### YOUR GOAL
Repeat each line of the material below exactly as it appears, minus any pictures.

### DATA
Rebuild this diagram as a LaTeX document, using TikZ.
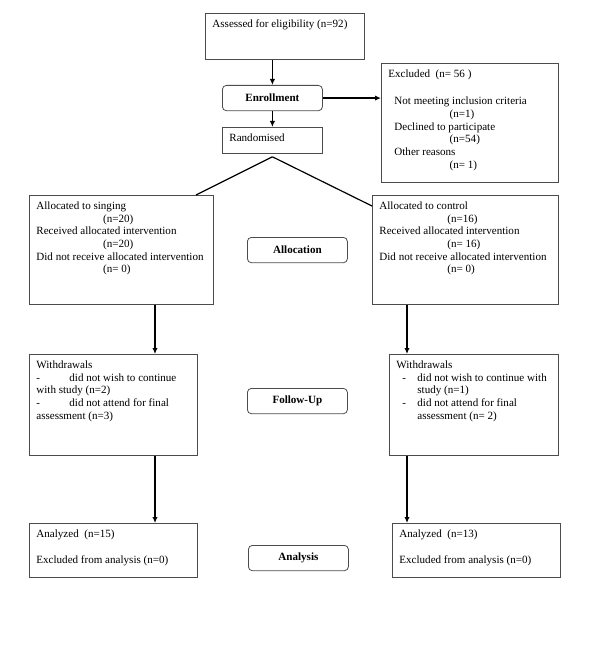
\documentclass[tikz,border=0pt]{standalone}
\usepackage{fontspec}
\setmainfont{Liberation Serif}
\usepackage{tikz}
\usetikzlibrary{calc,arrows.meta}

\definecolor{boxline}{gray}{0.3}
% top-left text in a box of given size (pixels)
\newcommand{\cellbox}[3]{\parbox[t][\dimexpr0.75pt*#2\relax][t]{\dimexpr0.75pt*#1\relax}{\leftskip=5.25pt\rightskip=0pt plus 1fil\rule{0pt}{10.5pt}#3}}

\begin{document}
\begin{tikzpicture}[x=0.75pt,y=-0.75pt,
  box/.style={draw=boxline, line width=0.6pt, anchor=north west, inner sep=0pt,
    font=\fontsize{8.3}{9.5}\selectfont},
  stage/.style={draw=boxline, line width=0.6pt, rounded corners=3pt, anchor=north west,
    minimum width=75pt, minimum height=19pt, inner sep=0pt,
    font=\fontsize{8.3}{9.5}\selectfont\bfseries},
  arr/.style={-{Latex[length=4.5pt,width=4pt]}, line width=0.9pt},
  split/.style={line width=0.9pt}]
  \useasboundingbox (0,0) rectangle (600,656);

  % enrollment
  \node[box] (assess) at (205,13) {\cellbox{159}{46}{Assessed for eligibility (n=92)}};
  \node[stage] (enrol) at (222,85) {Enrollment};
  \node[box] (rand) at (222,127) {\cellbox{100}{26}{Randomised}};
  \node[box] (excl) at (381,63) {\cellbox{177}{119}{Excluded~~(n=~56~)\\[11pt]
    \hspace*{4.5pt}Not meeting inclusion criteria\\ \hspace*{46pt}(n=1)\\
    \hspace*{4.5pt}Declined to participate\\ \hspace*{46pt}(n=54)\\
    \hspace*{4.5pt}Other reasons\\ \hspace*{46pt}(n=~1)}};

  % allocation
  \node[box] (singing) at (29,195) {\cellbox{184}{109}{Allocated to singing\\
    \hspace*{50pt}(n=20)\\ Received allocated intervention\\ \hspace*{50pt}(n=20)\\
    Did not receive allocated intervention\\ \hspace*{50pt}(n=~0)}};
  \node[box] (control) at (372,195) {\cellbox{186}{109}{Allocated to control\\
    \hspace*{51pt}(n=16)\\ Received allocated intervention\\ \hspace*{51pt}(n=~16)\\
    Did not receive allocated intervention\\ \hspace*{51pt}(n=~0)}};
  \node[stage] (alloc) at (247,237) {Allocation};

  % follow-up
  \node[box] (wdL) at (29,354) {\cellbox{168}{101}{Withdrawals\\
    -\hspace*{22pt}did not wish to continue\\ with study (n=2)\\
    -\hspace*{22pt}did not attend for final\\ assessment (n=3)}};
  \node[box] (wdR) at (389,354) {\cellbox{169}{101}{Withdrawals\\
    \hspace*{4.5pt}-\hspace*{8.5pt}did not wish to continue with\\ \hspace*{15.75pt}study (n=1)\\
    \hspace*{4.5pt}-\hspace*{8.5pt}did not attend for final\\ \hspace*{15.75pt}assessment (n=~2)}};
  \node[stage] (follow) at (247,388) {Follow-Up};

  % analysis
  \node[box] (anL) at (29,523) {\cellbox{168}{54}{Analyzed~~(n=15)\\[10pt] Excluded from analysis (n=0)}};
  \node[box] (anR) at (392,523) {\cellbox{168}{54}{Analyzed~~(n=13)\\[10pt] Excluded from analysis (n=0)}};
  \node[stage] (analysis) at (248,545) {Analysis};

  \draw[arr] (enrol.north |- assess.south) -- (enrol.north);
  \draw[arr] (enrol.south) -- (rand.north);
  \draw[arr] (enrol.east) -- (enrol.east -| excl.west);
  \draw[split] ($(rand.south)+(0,3)$) -- ($(singing.north west)+(167,0)$);
  \draw[split] ($(rand.south)+(0,3)$) -- ($(control.north west)+(0,11)$);
  \draw[arr] ($(singing.south west)+(126,0)$) coordinate (sL) -- (sL |- wdL.north);
  \draw[arr] ($(wdL.south west)+(126,0)$) coordinate (wL) -- (wL |- anL.north);
  \draw[arr] ($(control.south west)+(35,0)$) coordinate (cR) -- (cR |- wdR.north);
  \draw[arr] ($(wdR.south west)+(18,0)$) coordinate (wR) -- (wR |- anR.north);
\end{tikzpicture}
\end{document}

### RESULT OF THE EXERCISE
Rebuild this diagram as a LaTeX document, using TikZ.
\documentclass[tikz,border=0pt]{standalone}
\usepackage{fontspec}
\setmainfont{Liberation Serif}
\usepackage{tikz}
\usetikzlibrary{calc,arrows.meta}

\definecolor{boxline}{gray}{0.3}
% top-left text in a box of given size (pixels)
\newcommand{\cellbox}[3]{\parbox[t][\dimexpr0.75pt*#2\relax][t]{\dimexpr0.75pt*#1\relax}{\leftskip=5.25pt\rightskip=0pt plus 1fil\rule{0pt}{10.5pt}#3}}

\begin{document}
\begin{tikzpicture}[x=0.75pt,y=-0.75pt,
  box/.style={draw=boxline, line width=0.6pt, anchor=north west, inner sep=0pt,
    font=\fontsize{8.3}{9.5}\selectfont},
  stage/.style={draw=boxline, line width=0.6pt, rounded corners=3pt, anchor=north west,
    minimum width=75pt, minimum height=19pt, inner sep=0pt,
    font=\fontsize{8.3}{9.5}\selectfont\bfseries},
  arr/.style={-{Latex[length=4.5pt,width=4pt]}, line width=0.9pt},
  split/.style={line width=0.9pt}]
  \useasboundingbox (0,0) rectangle (600,656);

  % enrollment
  \node[box] (assess) at (205,13) {\cellbox{159}{46}{Assessed for eligibility (n=92)}};
  \node[stage] (enrol) at (222,85) {Enrollment};
  \node[box] (rand) at (222,127) {\cellbox{100}{26}{Randomised}};
  \node[box] (excl) at (381,63) {\cellbox{177}{119}{Excluded~~(n=~56~)\\[11pt]
    \hspace*{4.5pt}Not meeting inclusion criteria\\ \hspace*{46pt}(n=1)\\
    \hspace*{4.5pt}Declined to participate\\ \hspace*{46pt}(n=54)\\
    \hspace*{4.5pt}Other reasons\\ \hspace*{46pt}(n=~1)}};

  % allocation
  \node[box] (singing) at (29,195) {\cellbox{184}{109}{Allocated to singing\\
    \hspace*{50pt}(n=20)\\ Received allocated intervention\\ \hspace*{50pt}(n=20)\\
    Did not receive allocated intervention\\ \hspace*{50pt}(n=~0)}};
  \node[box] (control) at (372,195) {\cellbox{186}{109}{Allocated to control\\
    \hspace*{51pt}(n=16)\\ Received allocated intervention\\ \hspace*{51pt}(n=~16)\\
    Did not receive allocated intervention\\ \hspace*{51pt}(n=~0)}};
  \node[stage] (alloc) at (247,237) {Allocation};

  % follow-up
  \node[box] (wdL) at (29,354) {\cellbox{168}{101}{Withdrawals\\
    -\hspace*{22pt}did not wish to continue\\ with study (n=2)\\
    -\hspace*{22pt}did not attend for final\\ assessment (n=3)}};
  \node[box] (wdR) at (389,354) {\cellbox{169}{101}{Withdrawals\\
    \hspace*{4.5pt}-\hspace*{8.5pt}did not wish to continue with\\ \hspace*{15.75pt}study (n=1)\\
    \hspace*{4.5pt}-\hspace*{8.5pt}did not attend for final\\ \hspace*{15.75pt}assessment (n=~2)}};
  \node[stage] (follow) at (247,388) {Follow-Up};

  % analysis
  \node[box] (anL) at (29,523) {\cellbox{168}{54}{Analyzed~~(n=15)\\[10pt] Excluded from analysis (n=0)}};
  \node[box] (anR) at (392,523) {\cellbox{168}{54}{Analyzed~~(n=13)\\[10pt] Excluded from analysis (n=0)}};
  \node[stage] (analysis) at (248,545) {Analysis};

  \draw[arr] (enrol.north |- assess.south) -- (enrol.north);
  \draw[arr] (enrol.south) -- (rand.north);
  \draw[arr] (enrol.east) -- (enrol.east -| excl.west);
  \draw[split] ($(rand.south)+(0,3)$) -- ($(singing.north west)+(167,0)$);
  \draw[split] ($(rand.south)+(0,3)$) -- ($(control.north west)+(0,11)$);
  \draw[arr] ($(singing.south west)+(126,0)$) coordinate (sL) -- (sL |- wdL.north);
  \draw[arr] ($(wdL.south west)+(126,0)$) coordinate (wL) -- (wL |- anL.north);
  \draw[arr] ($(control.south west)+(35,0)$) coordinate (cR) -- (cR |- wdR.north);
  \draw[arr] ($(wdR.south west)+(18,0)$) coordinate (wR) -- (wR |- anR.north);
\end{tikzpicture}
\end{document}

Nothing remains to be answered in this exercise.